Seiscientos veinte kilómetros es la distancia 'oficial' entre Madrid y
Barcelona, o viceversa. Cuatrocientos veinte, la distancia entre el
extremo norte de Cataluña, Portbou, y el punto más al sur de Tarragona,
lindando con Castellón, Alcanar. Cuatrocientas setenta mil personas son
precisas, según los cálculos, para hacer una 'cadena humana' entre esas
dos localidades citadas. Por la misma regla de tres, se necesitarían
seiscientas setenta mil para 'encadenar manos' entre la capital de
Cataluña y la capital de España. Dos cadenas, dos conceptos de la vida,
de España, quién sabe si del mundo.
Eso, claro está, si
mostrásemos la misma inflexibilidad a uno y otro lado de la raya
indivisible que muestran algunos en ese espacio de seiscientos veinte
kilómetros que separa lo que alguien quiere que sean dos planetas
diferentes. Porque tanto el espacio como el tiempo son relativos, y
resulta retrógrado considerarlos como algo absoluto. Fíjese usted que no
es la misma la distancia que separa la plaza de Sant Jaume de la Puerta
del Sol, y menos aún el tiempo que se tarda en superar esa distancia,
si la consideramos desde el AVE o desde el puente aéreo. O en automóvil.

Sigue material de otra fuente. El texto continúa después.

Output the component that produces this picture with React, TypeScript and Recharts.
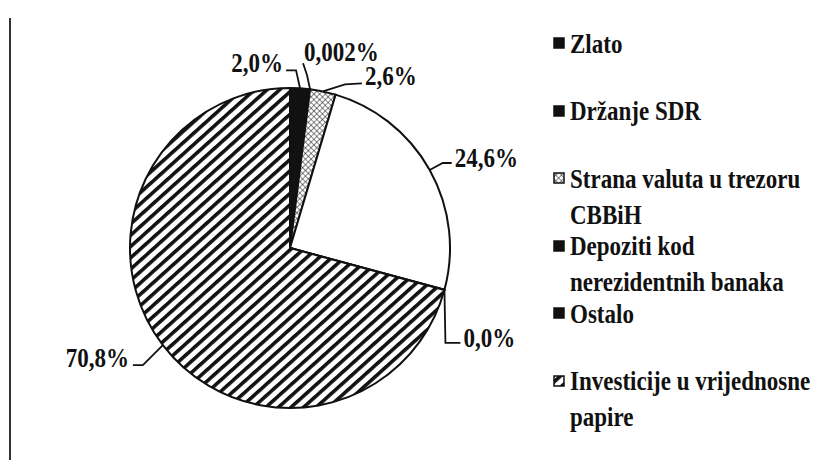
import { Cell, Legend, Pie, PieChart } from "recharts";

const categories = [
  "Zlato",
  "Držanje SDR",
  "Strana valuta u trezoru CBBiH",
  "Depoziti kod nerezidentnih banaka",
  "Ostalo",
  "Investicije u vrijednosne papire",
];
const shares = [2.0, 0.002, 2.6, 24.6, 0.04, 70.8];

const sliceFills = ["#111", "#111", "url(#crossHatch)", "#fff", "#111", "url(#diagHatch)"];
const legendFills = ["#111", "#111", "url(#crossHatch)", "#111", "#111", "url(#diagHatch)"];

// label placement relative to the slice's anchor on the rim: elbow, line end, text pos
const labelLayout = [
  { elbow: [-4, -18], end: [-14, -18], text: [-17, -16], anchor: "end" },
  { elbow: [-3, -14], end: [-7, -26], text: [-6, -28], anchor: "start" },
  { elbow: [22, -7], end: [39, -8], text: [42, -6], anchor: "start" },
  { elbow: [13, -7], end: [22, -7], text: [25, -3], anchor: "start" },
  { elbow: [1, 53], end: [16, 53], text: [19, 57], anchor: "start" },
  { elbow: [-20, 20], end: [-30, 20], text: [-34, 22], anchor: "end" },
] as const;

const data = categories.map((name, i) => ({ name, value: shares[i] }));

const RAD = Math.PI / 180;
const FONT = "'Liberation Serif', 'Times New Roman', serif";

function fmt(v: number) {
  return v.toFixed(v < 0.01 ? 3 : 1).replace(".", ",") + "%";
}

function renderLabel(props: any) {
  const { cx, cy, midAngle, outerRadius, index, value } = props;
  const ax = cx + outerRadius * Math.cos(midAngle * RAD);
  const ay = cy - outerRadius * Math.sin(midAngle * RAD);
  const l = labelLayout[index];
  const pts = [
    [ax, ay],
    [ax + l.elbow[0], ay + l.elbow[1]],
    [ax + l.end[0], ay + l.end[1]],
  ];
  // scan in the source is a bit stretched vertically
  const tx = ax + l.text[0];
  const ty = ay + l.text[1];
  return (
    <g key={`lbl-${index}`}>
      <polyline
        points={pts.map((p) => p.join(",")).join(" ")}
        fill="none"
        stroke="#111"
        strokeWidth={1.8}
      />
      <text
        transform={`translate(${tx},${ty}) scale(1,1.17)`}
        textAnchor={l.anchor}
        fontFamily={FONT}
        fontWeight="bold"
        fontSize={23}
        fill="#111"
      >
        {fmt(value)}
      </text>
    </g>
  );
}

function LegendBox() {
  return (
    <div style={{ fontFamily: FONT, fontWeight: "bold", fontSize: 23, color: "#111" }}>
      {categories.map((name, i) => (
        <div key={name} style={{ display: "flex", height: 67.6, alignItems: "flex-start" }}>
          <svg width={17} height={24} style={{ flex: "none" }}>
            <rect x={1} y={7} width={10} height={10} fill={legendFills[i]} stroke="#111" strokeWidth={1.5} />
          </svg>
          <span
            style={{
              display: "inline-block",
              width: 250,
              lineHeight: "31px",
              marginTop: -3.5,
              transform: "scaleY(1.17)",
              transformOrigin: "0 12px",
            }}
          >
            {name}
          </span>
        </div>
      ))}
    </div>
  );
}

export default function App() {
  return (
    <div style={{ position: "absolute", left: 0, top: 0, width: 830, height: 460, background: "#fff" }}>
      <div style={{ position: "absolute", left: 9, top: 18, width: 2, height: 442, background: "#333" }} />
      <PieChart width={830} height={460} margin={{ top: 0, right: 0, bottom: 0, left: 0 }}>
        <defs>
          <pattern
            id="diagHatch"
            patternUnits="userSpaceOnUse"
            width={8.4}
            height={8.4}
            patternTransform="rotate(48)"
          >
            <rect x={0} y={0} width={8.4} height={8.4} fill="#fff" />
            <rect x={0} y={0} width={3.6} height={8.4} fill="#111" />
          </pattern>
          <pattern
            id="crossHatch"
            patternUnits="userSpaceOnUse"
            width={4}
            height={4}
            patternTransform="rotate(45)"
          >
            <rect x={0} y={0} width={4} height={4} fill="#fff" />
            <line x1={0} y1={0} x2={4} y2={0} stroke="#111" strokeWidth={1} />
            <line x1={0} y1={0} x2={0} y2={4} stroke="#111" strokeWidth={1} />
          </pattern>
        </defs>
        <Pie
          data={data}
          dataKey="value"
          nameKey="name"
          cx={290}
          cy={248}
          outerRadius={160}
          startAngle={90}
          endAngle={-270}
          stroke="#111"
          strokeWidth={2}
          label={renderLabel}
          labelLine={false}
          isAnimationActive={false}
        >
          {data.map((d, i) => (
            <Cell key={d.name} fill={sliceFills[i]} />
          ))}
        </Pie>
        <Legend
          layout="vertical"
          verticalAlign="top"
          align="right"
          content={() => <LegendBox />}
          wrapperStyle={{ left: 553, top: 31, width: 275 }}
        />
      </PieChart>
    </div>
  );
}
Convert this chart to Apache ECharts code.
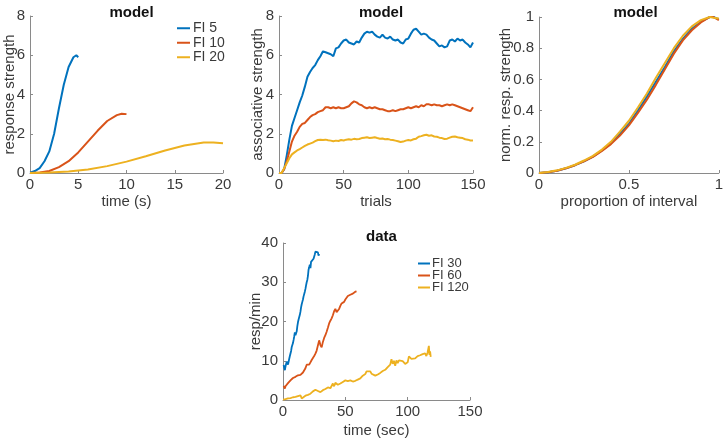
<!DOCTYPE html>
<html><head><meta charset="utf-8">
<script src="https://cdn.jsdelivr.net/npm/echarts@6/dist/echarts.min.js"></script>
<style>html,body{margin:0;padding:0;background:#fff}#c{width:726px;height:441px}</style>
</head><body><div id="c"></div>
<script>
// ---- Panel 1: model, response strength vs time (s)
const fi5T = [0,0.5,1,1.5,2,2.5,3,3.5,4,4.5,4.8,5];
const fi5V = [0.02,0.1,0.25,0.6,1.1,2.0,3.3,4.5,5.4,5.9,6.0,5.9];
const fi10T = [0,1,2,3,4,5,6,7,8,9,9.5,10];
const fi10V = [0,0.02,0.1,0.3,0.6,1.05,1.6,2.15,2.65,2.95,3.02,3.0];
const fi20T = [0,2,4,6,8,10,12,14,16,18,19,20];
const fi20V = [0,0.02,0.08,0.18,0.35,0.58,0.85,1.15,1.4,1.55,1.56,1.52];

// ---- Panel 2: model, associative strength vs trials
const trials = [0,2,4,6,8,10,12,14,16,18,20,22,24,26,28,30,32,34,36,38,40,42,44,46,48,50,52,54,56,58,60,62,64,66,68,70,72,74,76,78,80,82,84,86,88,90,92,94,96,98,100,102,104,106,108,110,112,114,116,118,120,122,124,126,128,130,132,134,136,138,140,142,144,146,148,150];
const assocFI5 = [0,0,0.2,0.9,1.7,2.4,2.8,3.2,3.6,3.95,4.4,4.9,5.15,5.35,5.5,5.75,5.95,6.2,6.15,6.1,6.05,5.95,6.35,6.4,6.6,6.75,6.8,6.65,6.6,6.55,6.7,6.65,6.9,7.1,7.2,7.15,7.2,7.05,6.95,6.9,7.05,6.9,6.85,6.95,6.8,6.75,6.8,6.65,6.6,6.8,6.85,7.1,7.3,7.35,7.2,7.05,7.1,7.05,6.9,6.8,6.75,6.6,6.45,6.5,6.4,6.45,6.75,6.8,6.7,6.85,6.75,6.8,6.65,6.55,6.4,6.65];
const assocFI10 = [0,0,0.2,0.6,1.1,1.6,1.9,2.1,2.35,2.5,2.55,2.7,2.85,2.95,3.0,3.1,3.15,3.2,3.35,3.35,3.3,3.35,3.3,3.35,3.3,3.3,3.35,3.4,3.55,3.65,3.6,3.5,3.45,3.35,3.3,3.35,3.3,3.35,3.3,3.25,3.25,3.2,3.15,3.15,3.2,3.15,3.2,3.25,3.25,3.3,3.35,3.3,3.35,3.4,3.35,3.45,3.4,3.5,3.5,3.45,3.5,3.45,3.45,3.4,3.45,3.5,3.45,3.5,3.45,3.4,3.35,3.3,3.25,3.2,3.15,3.35];
const assocFI20 = [0,0,0.25,0.5,0.75,0.95,1.05,1.15,1.22,1.3,1.38,1.45,1.5,1.55,1.62,1.68,1.7,1.68,1.7,1.67,1.65,1.62,1.65,1.63,1.68,1.66,1.7,1.72,1.7,1.74,1.72,1.73,1.78,1.8,1.82,1.78,1.8,1.82,1.78,1.75,1.76,1.72,1.73,1.7,1.68,1.65,1.62,1.58,1.6,1.65,1.68,1.66,1.72,1.75,1.85,1.88,1.92,1.95,1.9,1.92,1.86,1.85,1.8,1.78,1.73,1.75,1.8,1.85,1.86,1.82,1.8,1.78,1.72,1.7,1.66,1.65];

// ---- Panel 3: model, normalized response strength vs proportion of interval
const prop = [0,0.05,0.1,0.15,0.2,0.25,0.3,0.35,0.4,0.45,0.5,0.55,0.6,0.65,0.7,0.75,0.8,0.85,0.9,0.95,0.97,1.0];
const normFI5 = [0,0.005,0.015,0.03,0.05,0.075,0.105,0.145,0.19,0.25,0.315,0.4,0.49,0.585,0.68,0.78,0.86,0.925,0.97,1.0,1.0,0.985];
const normFI10 = [0,0.005,0.015,0.03,0.05,0.075,0.103,0.142,0.185,0.24,0.305,0.385,0.47,0.565,0.665,0.765,0.85,0.915,0.965,1.0,1.0,0.98];
const normFI20 = [0,0.006,0.017,0.033,0.053,0.08,0.11,0.15,0.2,0.265,0.335,0.42,0.51,0.61,0.705,0.8,0.88,0.94,0.98,1.0,0.995,0.99];

// ---- Panel 4: data, resp/min vs time (sec)
const d30T = [0.5,1,1.5,2,2.5,3,3.5,4,4.5,5,5.5,6,6.5,7,7.5,8,8.5,9,9.5,10,10.5,11,11.5,12,12.5,13,13.5,14,14.5,15,15.5,16,16.5,17,17.5,18,18.5,19,19.5,20,20.5,21,21.5,22,22.5,23,23.5,24,24.5,25,25.5,26,26.5,27,27.5,28,28.5,29];
const d30V = [8.9,8.2,7.6,8.5,9.2,9.8,9.4,9.0,9.3,10.5,11.2,11.0,12.5,13.5,13.4,14.5,15.3,16.2,17.2,16.5,16.1,17.5,18.8,19.8,20.5,21,21.7,22.5,23.6,24.4,25,25.6,26.4,26.8,27.6,28.3,29.2,30,30.6,31.6,33.2,33.8,34.5,33.6,35.2,35.3,35.2,35.5,36.0,36.2,37.1,37.8,38.3,38.0,37.4,37.6,36.8,37.2];
const d60T = [0.5,1,1.5,2,3,4,5,6,7,8,9,10,11,12,13,14,15,16,17,18,19,20,21,22,23,24,25,26,27,28,29,30,31,32,33,34,35,36,37,38,39,40,41,42,43,44,45,46,47,48,49,50,51,52,53,54,55,56,57,58,59];
const d60V = [3.6,3.2,2.9,3.5,4.0,4.3,4.6,5.0,5.4,5.6,5.5,5.9,6.1,6.3,6.6,6.4,6.9,7.0,7.3,8.1,9.0,9.3,9.0,9.6,10.2,10.7,11.2,11.8,12.6,13.0,15.2,14.0,13.4,14.8,15.8,16.5,17.4,18.4,19.5,20.2,20.8,21.6,22.6,23.2,22.4,22.0,23.2,24.0,24.6,24.3,25.0,25.6,26.0,26.5,26.3,26.8,27.0,27.1,27.3,27.6,27.7];
const d120T = [0,2,4,6,8,10,12,14,15,16,18,20,22,24,26,28,30,32,34,36,38,40,41,42,44,46,48,50,51,52,54,56,58,60,62,64,66,67,68,70,71,72,74,76,78,80,82,84,86,87,88,89,90,91,92,93,94,96,98,99,100,101,102,103,104,106,108,110,112,114,115,116,117,117.5,118,118.5];
const d120V = [0.1,0.2,0.4,0.5,0.7,0.8,1.0,1.2,0.4,0.9,1.1,1.3,1.6,2.2,2.6,2.3,2.0,2.5,2.8,3.2,3.0,4.2,3.5,4.4,3.9,4.2,4.6,5.0,5.4,4.8,5.0,4.7,4.9,5.2,5.5,6.2,6.6,7.3,6.8,7.3,6.7,6.9,6.2,6.5,6.9,7.4,7.7,8.4,9.0,10.4,9.2,10.0,8.7,10.1,9.4,10.1,9.6,9.9,9.2,8.7,9.6,11.1,11.0,10.5,10.8,10.6,11.2,11.4,11.7,11.9,11.2,12.1,13.8,11.5,12.4,11.0];

// ---- text
const titles = ['model','model','model','data'];
const xNames = ['time (s)','trials','proportion of interval','time (sec)'];
const yNames = ['response strength','associative strength','norm. resp. strength','resp/min'];
const legendTop = ['FI 5','FI 10','FI 20'];
const legendBottom = ['FI 30','FI 60','FI 120'];

const COLORS = ['#0072BD','#D95319','#EDB120'];
const zip = (a,b) => a.map((v,i)=>[v,b[i]]);
const FONT = '"Liberation Sans", Arial, sans-serif';
const TXT = '#3a3a3a', AX = '#8a8a8a';

const grids = [
  {left:30, top:16, width:193, height:157},
  {left:279, top:16, width:194, height:157},
  {left:539, top:17, width:183, height:156},
  {left:283, top:243, width:187, height:157}
];
const axisSpec = [
  {x:[0,20,5], y:[0,8,2], fs:15, xGap:21, yGap:12.5},
  {x:[0,150,50], y:[0,8,2], fs:15, xGap:21, yGap:13.5},
  {x:[0,1,0.5], y:[0,1,0.2], fs:15, xGap:21, yGap:25.5},
  {x:[0,150,50], y:[0,40,10], fs:15, xGap:23, yGap:19.5}
];
function mkAxis(i, dim){
  const s = axisSpec[i], r = s[dim];
  const isX = dim==='x';
  return {
    type:'value', gridIndex:i, min:r[0], max:r[1], interval:r[2],
    name: isX ? xNames[i] : yNames[i], nameLocation:'middle',
    nameGap: isX ? s.xGap : s.yGap, nameMoveOverlap:false,
    nameTextStyle:{fontFamily:FONT, fontSize:s.fs, color:TXT},
    axisLine:{show:true, lineStyle:{color:AX, width:1}},
    axisTick:{show:true, inside:true, length:3, lineStyle:{color:AX}},
    axisLabel:{fontFamily:FONT, fontSize:s.fs, color:TXT, margin:isX?4:5},
    splitLine:{show:false}
  };
}
const series = [];
function addLine(name, g, x, y, w){
  series.push({name, type:'line', xAxisIndex:g, yAxisIndex:g, data:zip(x,y),
    showSymbol:false, symbol:'none', lineStyle:{width:w}, color:COLORS[series.length%3], clip:false, animation:false});
}
addLine('FI 5',0,fi5T,fi5V,2); addLine('FI 10',0,fi10T,fi10V,2); addLine('FI 20',0,fi20T,fi20V,2);
addLine('a5',1,trials,assocFI5,2); addLine('a10',1,trials,assocFI10,2); addLine('a20',1,trials,assocFI20,2);
addLine('n5',2,prop,normFI5,2); addLine('n10',2,prop,normFI10,2); addLine('n20',2,prop,normFI20,2);
addLine('FI 30',3,d30T,d30V,1.8); addLine('FI 60',3,d60T,d60V,1.8); addLine('FI 120',3,d120T,d120V,1.8);

const centers = grids.map(g=>g.left+g.width/2);
const option = {
  animation:false,
  color:COLORS,
  title: titles.map((t,i)=>({text:t, left:centers[i], textAlign:'center', top: i<3 ? 0 : 224,
    textStyle:{fontFamily:FONT, fontSize:15, fontWeight:'bold', color:'#111'}})),
  legend:[
    {data:legendTop, orient:'vertical', left:177, top:21, icon:'rect', itemWidth:13, itemHeight:2, itemGap:0,
     textStyle:{fontFamily:FONT, fontSize:14, lineHeight:14.5, color:TXT, padding:[0,0,0,-2]}, padding:0, selectedMode:false},
    {data:legendBottom, orient:'vertical', left:418, top:257, icon:'rect', itemWidth:12, itemHeight:2, itemGap:-1,
     textStyle:{fontFamily:FONT, fontSize:13, lineHeight:11.5, color:TXT, padding:[0,0,0,-3]}, padding:0, selectedMode:false}
  ],
  grid: grids,
  xAxis: [0,1,2,3].map(i=>mkAxis(i,'x')),
  yAxis: [0,1,2,3].map(i=>mkAxis(i,'y')),
  series
};
const chart = echarts.init(document.getElementById('c'), null, {renderer:'canvas'});
chart.setOption(option);
</script></body></html>
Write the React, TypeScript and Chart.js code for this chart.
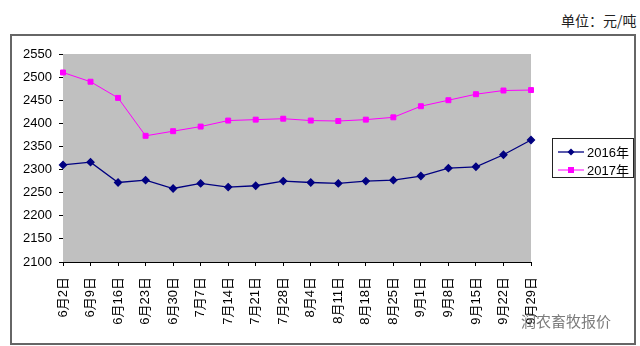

O andando, que es como parece que algunos quisieran recorrer el
trayecto, para hacerlo más largo e insoportable.
Si le digo a usted
la verdad, a mí seiscientos veinte kilómetros me parece muy poco, y, en
cambio, los cuatrocientos treinta de Portbou a Alcanar pueden,
aferrándonos al peor Einstein, ser mucho: lo que define el camino
no es la distancia, sino los accidentes y los alicientes para el
caminante. No sé si se encontrará ese total de cuatrocientos setenta mil
entusiastas que formen la 'cadena por la independencia' que predica la
Asamblea Nacional de Catalunya en esta jornada de Diada; estoy seguro de
que, entre Cataluña y el resto de España, sí encontraríamos a esos
seiscientos setenta mil que uniesen, mano con mano, las Ramblas con,
pongamos, la madrileñísima calle de Alcalá. Yo, desde luego, me presto
desde ya a ser uno de esos que escenifiquen un acto de unidad con esa
Cataluña que ahora, mal gestionada por sus responsables políticos (que
no digo yo que el resto de España no lo esté también), disfruta más con
lo que separa que con lo que une, más con el disenso que con el acuerdo.
Albergo
aún, a pocas horas de que comience el espectáculo de 'vivan las
caenas', la esperanza de que el diálogo siga siendo posible, de que no
se utilice como arma arrojadiza contra cada uno de los figurantes del
espectáculo de títeres, y espero que nadie, en estas horas enfurruñadas,
se me enfade por decir lo que estoy diciendo: todos somos, supongo,
algo títeres en manos de alguien que, negociando sobre nuestras cabezas
de monigotes, mueve nuestros hilos, perdón, nuestras cadenas, sin que lo
sepamos o sin que seamos demasiado conscientes de ello. Cosa que tal
vez merecería una ligera meditación por parte de quienes, desde la masa,
creen poder decidir los destinos de sus mundos, unos destinos que ni
siquiera son los que ellos se trazaron.